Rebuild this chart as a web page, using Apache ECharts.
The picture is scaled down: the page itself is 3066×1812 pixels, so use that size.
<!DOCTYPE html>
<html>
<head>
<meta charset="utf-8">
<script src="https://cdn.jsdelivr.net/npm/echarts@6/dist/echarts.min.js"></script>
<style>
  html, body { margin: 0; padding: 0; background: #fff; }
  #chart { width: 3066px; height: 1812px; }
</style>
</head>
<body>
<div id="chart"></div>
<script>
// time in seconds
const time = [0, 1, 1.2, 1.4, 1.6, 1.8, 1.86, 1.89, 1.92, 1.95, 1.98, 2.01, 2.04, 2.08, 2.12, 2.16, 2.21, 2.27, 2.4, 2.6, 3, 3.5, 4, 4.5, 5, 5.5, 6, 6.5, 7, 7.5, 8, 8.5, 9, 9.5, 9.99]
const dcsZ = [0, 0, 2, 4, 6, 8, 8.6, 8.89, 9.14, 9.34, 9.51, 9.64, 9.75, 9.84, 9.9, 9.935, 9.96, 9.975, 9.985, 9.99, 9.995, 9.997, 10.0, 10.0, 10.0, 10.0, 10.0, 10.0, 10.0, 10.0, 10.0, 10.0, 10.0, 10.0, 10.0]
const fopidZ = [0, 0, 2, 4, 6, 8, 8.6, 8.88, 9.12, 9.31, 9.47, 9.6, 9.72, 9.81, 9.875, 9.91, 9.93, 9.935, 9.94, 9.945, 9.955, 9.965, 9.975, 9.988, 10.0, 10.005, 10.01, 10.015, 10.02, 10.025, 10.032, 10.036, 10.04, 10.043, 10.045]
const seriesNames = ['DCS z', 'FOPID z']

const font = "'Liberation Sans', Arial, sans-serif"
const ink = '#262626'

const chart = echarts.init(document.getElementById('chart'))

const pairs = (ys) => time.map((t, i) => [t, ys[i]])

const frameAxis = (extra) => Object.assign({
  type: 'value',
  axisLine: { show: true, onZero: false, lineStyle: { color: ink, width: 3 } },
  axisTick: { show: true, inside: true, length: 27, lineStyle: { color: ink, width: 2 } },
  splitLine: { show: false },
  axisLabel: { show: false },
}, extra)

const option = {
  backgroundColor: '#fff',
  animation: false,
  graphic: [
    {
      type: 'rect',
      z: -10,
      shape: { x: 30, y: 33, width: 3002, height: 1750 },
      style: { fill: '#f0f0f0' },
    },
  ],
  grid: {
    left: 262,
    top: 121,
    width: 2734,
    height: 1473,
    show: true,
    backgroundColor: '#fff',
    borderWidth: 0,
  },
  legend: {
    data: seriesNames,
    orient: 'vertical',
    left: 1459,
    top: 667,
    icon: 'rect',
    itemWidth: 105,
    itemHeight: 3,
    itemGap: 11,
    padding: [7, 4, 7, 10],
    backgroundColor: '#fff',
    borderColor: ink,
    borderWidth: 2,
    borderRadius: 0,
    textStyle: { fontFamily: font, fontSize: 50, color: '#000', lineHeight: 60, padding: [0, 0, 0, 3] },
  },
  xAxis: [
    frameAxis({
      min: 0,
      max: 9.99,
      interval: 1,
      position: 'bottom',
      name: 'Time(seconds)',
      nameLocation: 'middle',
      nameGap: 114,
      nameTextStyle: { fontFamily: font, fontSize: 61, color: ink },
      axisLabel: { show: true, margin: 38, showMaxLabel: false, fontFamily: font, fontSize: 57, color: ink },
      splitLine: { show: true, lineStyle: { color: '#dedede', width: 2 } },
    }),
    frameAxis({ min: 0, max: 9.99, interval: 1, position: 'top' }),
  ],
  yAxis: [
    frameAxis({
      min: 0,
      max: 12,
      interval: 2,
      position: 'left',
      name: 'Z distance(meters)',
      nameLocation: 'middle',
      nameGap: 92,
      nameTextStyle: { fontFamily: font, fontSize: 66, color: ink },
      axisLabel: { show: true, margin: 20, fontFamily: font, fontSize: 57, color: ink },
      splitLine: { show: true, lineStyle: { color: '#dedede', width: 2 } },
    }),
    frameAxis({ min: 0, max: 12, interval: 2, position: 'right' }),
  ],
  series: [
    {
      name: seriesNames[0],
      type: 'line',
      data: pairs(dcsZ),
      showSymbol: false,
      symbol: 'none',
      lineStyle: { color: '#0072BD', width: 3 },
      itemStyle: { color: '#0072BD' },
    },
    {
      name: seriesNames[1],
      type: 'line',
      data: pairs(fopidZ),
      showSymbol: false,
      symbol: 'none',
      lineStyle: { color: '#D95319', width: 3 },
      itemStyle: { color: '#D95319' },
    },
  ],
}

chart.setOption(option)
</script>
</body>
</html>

Given request: Copy each line of the data exactly, leaving nothing out.

Complete answer:
Rebuild this chart as a web page, using Apache ECharts.
The picture is scaled down: the page itself is 3066×1812 pixels, so use that size.
<!DOCTYPE html>
<html>
<head>
<meta charset="utf-8">
<script src="https://cdn.jsdelivr.net/npm/echarts@6/dist/echarts.min.js"></script>
<style>
  html, body { margin: 0; padding: 0; background: #fff; }
  #chart { width: 3066px; height: 1812px; }
</style>
</head>
<body>
<div id="chart"></div>
<script>
// time in seconds
const time = [0, 1, 1.2, 1.4, 1.6, 1.8, 1.86, 1.89, 1.92, 1.95, 1.98, 2.01, 2.04, 2.08, 2.12, 2.16, 2.21, 2.27, 2.4, 2.6, 3, 3.5, 4, 4.5, 5, 5.5, 6, 6.5, 7, 7.5, 8, 8.5, 9, 9.5, 9.99]
const dcsZ = [0, 0, 2, 4, 6, 8, 8.6, 8.89, 9.14, 9.34, 9.51, 9.64, 9.75, 9.84, 9.9, 9.935, 9.96, 9.975, 9.985, 9.99, 9.995, 9.997, 10.0, 10.0, 10.0, 10.0, 10.0, 10.0, 10.0, 10.0, 10.0, 10.0, 10.0, 10.0, 10.0]
const fopidZ = [0, 0, 2, 4, 6, 8, 8.6, 8.88, 9.12, 9.31, 9.47, 9.6, 9.72, 9.81, 9.875, 9.91, 9.93, 9.935, 9.94, 9.945, 9.955, 9.965, 9.975, 9.988, 10.0, 10.005, 10.01, 10.015, 10.02, 10.025, 10.032, 10.036, 10.04, 10.043, 10.045]
const seriesNames = ['DCS z', 'FOPID z']

const font = "'Liberation Sans', Arial, sans-serif"
const ink = '#262626'

const chart = echarts.init(document.getElementById('chart'))

const pairs = (ys) => time.map((t, i) => [t, ys[i]])

const frameAxis = (extra) => Object.assign({
  type: 'value',
  axisLine: { show: true, onZero: false, lineStyle: { color: ink, width: 3 } },
  axisTick: { show: true, inside: true, length: 27, lineStyle: { color: ink, width: 2 } },
  splitLine: { show: false },
  axisLabel: { show: false },
}, extra)

const option = {
  backgroundColor: '#fff',
  animation: false,
  graphic: [
    {
      type: 'rect',
      z: -10,
      shape: { x: 30, y: 33, width: 3002, height: 1750 },
      style: { fill: '#f0f0f0' },
    },
  ],
  grid: {
    left: 262,
    top: 121,
    width: 2734,
    height: 1473,
    show: true,
    backgroundColor: '#fff',
    borderWidth: 0,
  },
  legend: {
    data: seriesNames,
    orient: 'vertical',
    left: 1459,
    top: 667,
    icon: 'rect',
    itemWidth: 105,
    itemHeight: 3,
    itemGap: 11,
    padding: [7, 4, 7, 10],
    backgroundColor: '#fff',
    borderColor: ink,
    borderWidth: 2,
    borderRadius: 0,
    textStyle: { fontFamily: font, fontSize: 50, color: '#000', lineHeight: 60, padding: [0, 0, 0, 3] },
  },
  xAxis: [
    frameAxis({
      min: 0,
      max: 9.99,
      interval: 1,
      position: 'bottom',
      name: 'Time(seconds)',
      nameLocation: 'middle',
      nameGap: 114,
      nameTextStyle: { fontFamily: font, fontSize: 61, color: ink },
      axisLabel: { show: true, margin: 38, showMaxLabel: false, fontFamily: font, fontSize: 57, color: ink },
      splitLine: { show: true, lineStyle: { color: '#dedede', width: 2 } },
    }),
    frameAxis({ min: 0, max: 9.99, interval: 1, position: 'top' }),
  ],
  yAxis: [
    frameAxis({
      min: 0,
      max: 12,
      interval: 2,
      position: 'left',
      name: 'Z distance(meters)',
      nameLocation: 'middle',
      nameGap: 92,
      nameTextStyle: { fontFamily: font, fontSize: 66, color: ink },
      axisLabel: { show: true, margin: 20, fontFamily: font, fontSize: 57, color: ink },
      splitLine: { show: true, lineStyle: { color: '#dedede', width: 2 } },
    }),
    frameAxis({ min: 0, max: 12, interval: 2, position: 'right' }),
  ],
  series: [
    {
      name: seriesNames[0],
      type: 'line',
      data: pairs(dcsZ),
      showSymbol: false,
      symbol: 'none',
      lineStyle: { color: '#0072BD', width: 3 },
      itemStyle: { color: '#0072BD' },
    },
    {
      name: seriesNames[1],
      type: 'line',
      data: pairs(fopidZ),
      showSymbol: false,
      symbol: 'none',
      lineStyle: { color: '#D95319', width: 3 },
      itemStyle: { color: '#D95319' },
    },
  ],
}

chart.setOption(option)
</script>
</body>
</html>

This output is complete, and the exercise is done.